Photos: James Duncan Davidson
Ainissa Ramirez comes on stage armed with a blowtorch. Well, that sure got everyone’s attention. She promptly uses said blowtorch to straighten a piece of bent piece of wire. Her point: atoms often rearrange usefully to create entirely different types of structures. The Yale associate professor goes on to explain why this matters. A regular smartphone (what fits in the palm of the hand was the size of a washing machine 30 years ago) contains significant materials and technologies. And yet the average smartphone contains 64 elements from the periodic table, many of which are rare earth elements, the “secret sauce” of most technology. There’s a problem: we’re running out of them. And rare earth elements are not significant simply because of their contribution to fancy gadgetry, but also because they will be critical to the Energy 2.0/post-oil movement. The Prius has 20 pounds of rare earth elements in its battery alone, and with all the Prii out there, we’ll need more of these materials, not less.

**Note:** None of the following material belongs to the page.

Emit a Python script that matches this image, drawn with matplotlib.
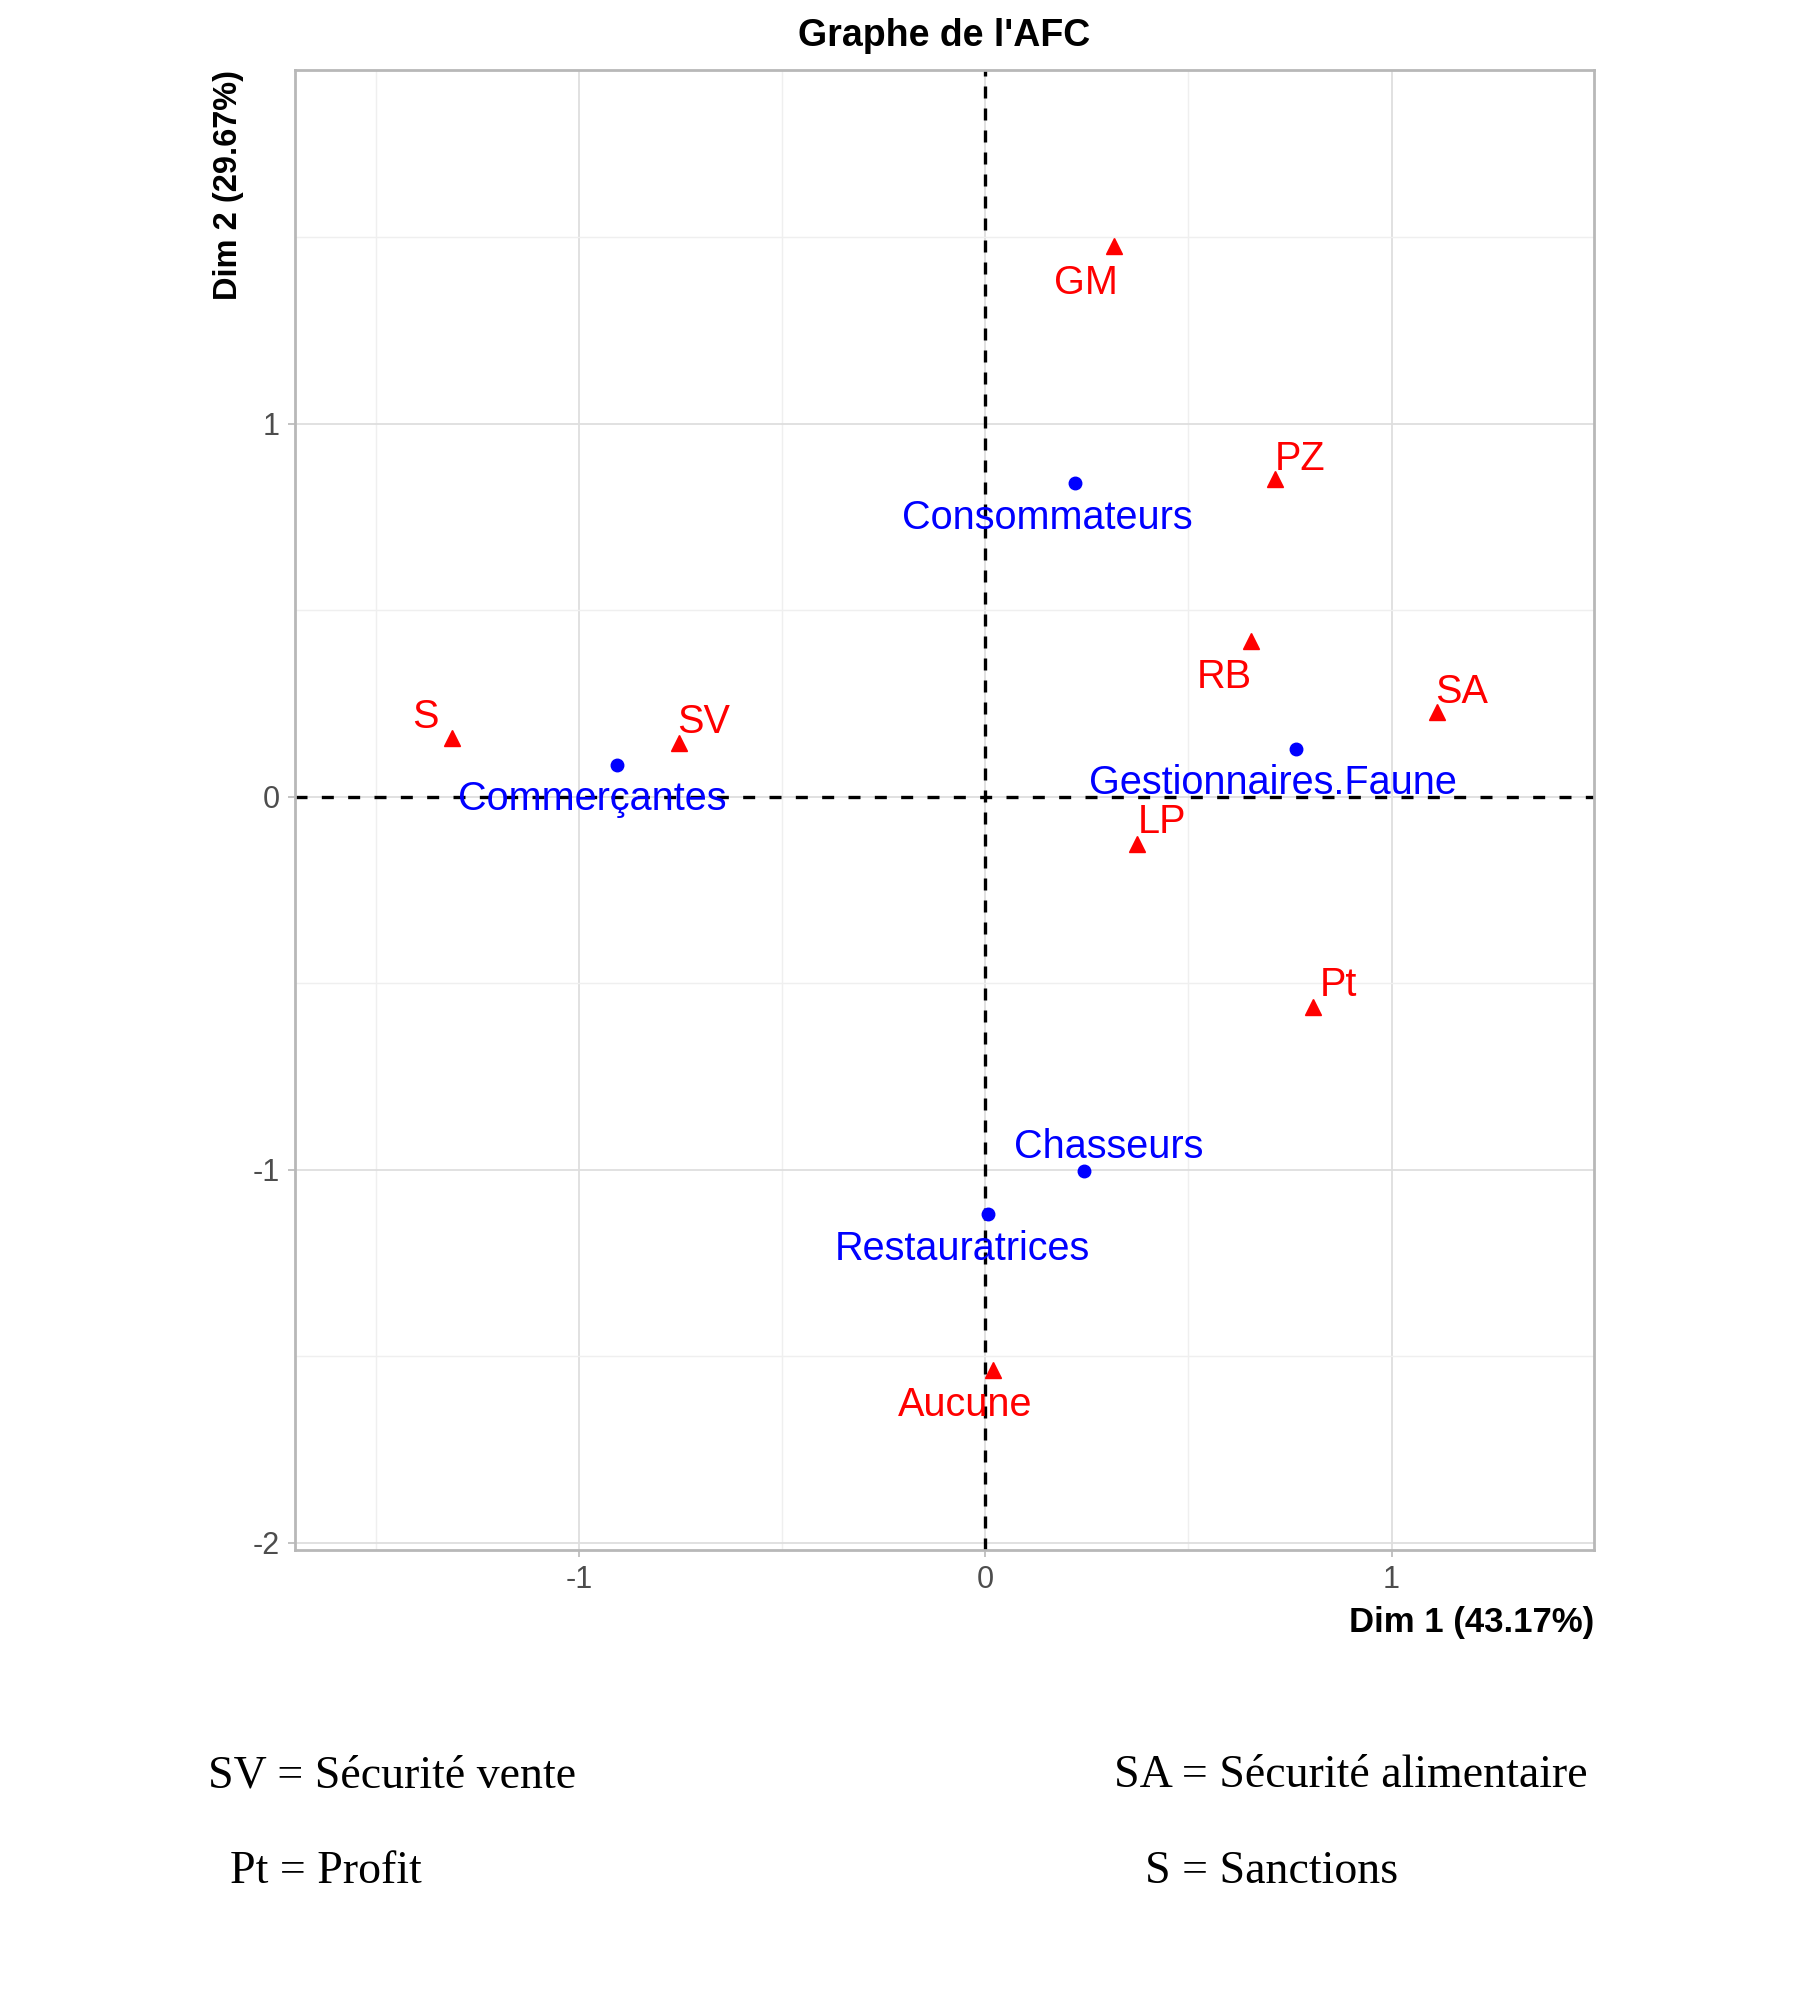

Catching hold of a phrase that leaders have loved to bandy about in recent years, Ramirez continues: we “shouldn’t let a good crisis go to waste.” Not only do we face a short-term challenge to figure out how to recycle these materials, but we need to figure out ways to produce innovative alternatives to them. That, she argues, poses no less than a way to rethink STEM [science, technology, engineering, math] education. “This is our Sputnik moment.”
What she proposes is a new way to recast science education from being about memorizing facts, “a trivial pursuit,” to being about problem-solving and thinking for oneself. We need to move away from focusing on tests to showing kids that it’s ok to learn or to take risks. “Children need to explore and to discover. This is how you innovate; you fail your way to your answer. Scientists fail all the time; we just brand it differently. We call it ‘data.'”
Finally, Ramirez calls for more science mentors who can nurture this experimental mindset in teachers. She mentions her supportive parents, her “science geek” teacher, and the impact of watching the television show 3-2-1 Contact in her youth. She describes the power of seeing an African American scientist presenter. “That was when I realized being black and being a scientist weren’t separate, they were linked,” she says. “I shouldn’t be one of the lone scientists of color in my corner of the world. It should be possible for any inner city girl to be a scientist if she wants. We need to remove as many barriers as possible.”
So much so that she concludes by calling for recording artists to write songs about science. “Instead of ‘she blinded me with science,’ it should be ‘she helped me see with science. She’s a biomedical engineer.'” Ramirez says, to laughter. “All kids have an inner scientist. We must nurture it.”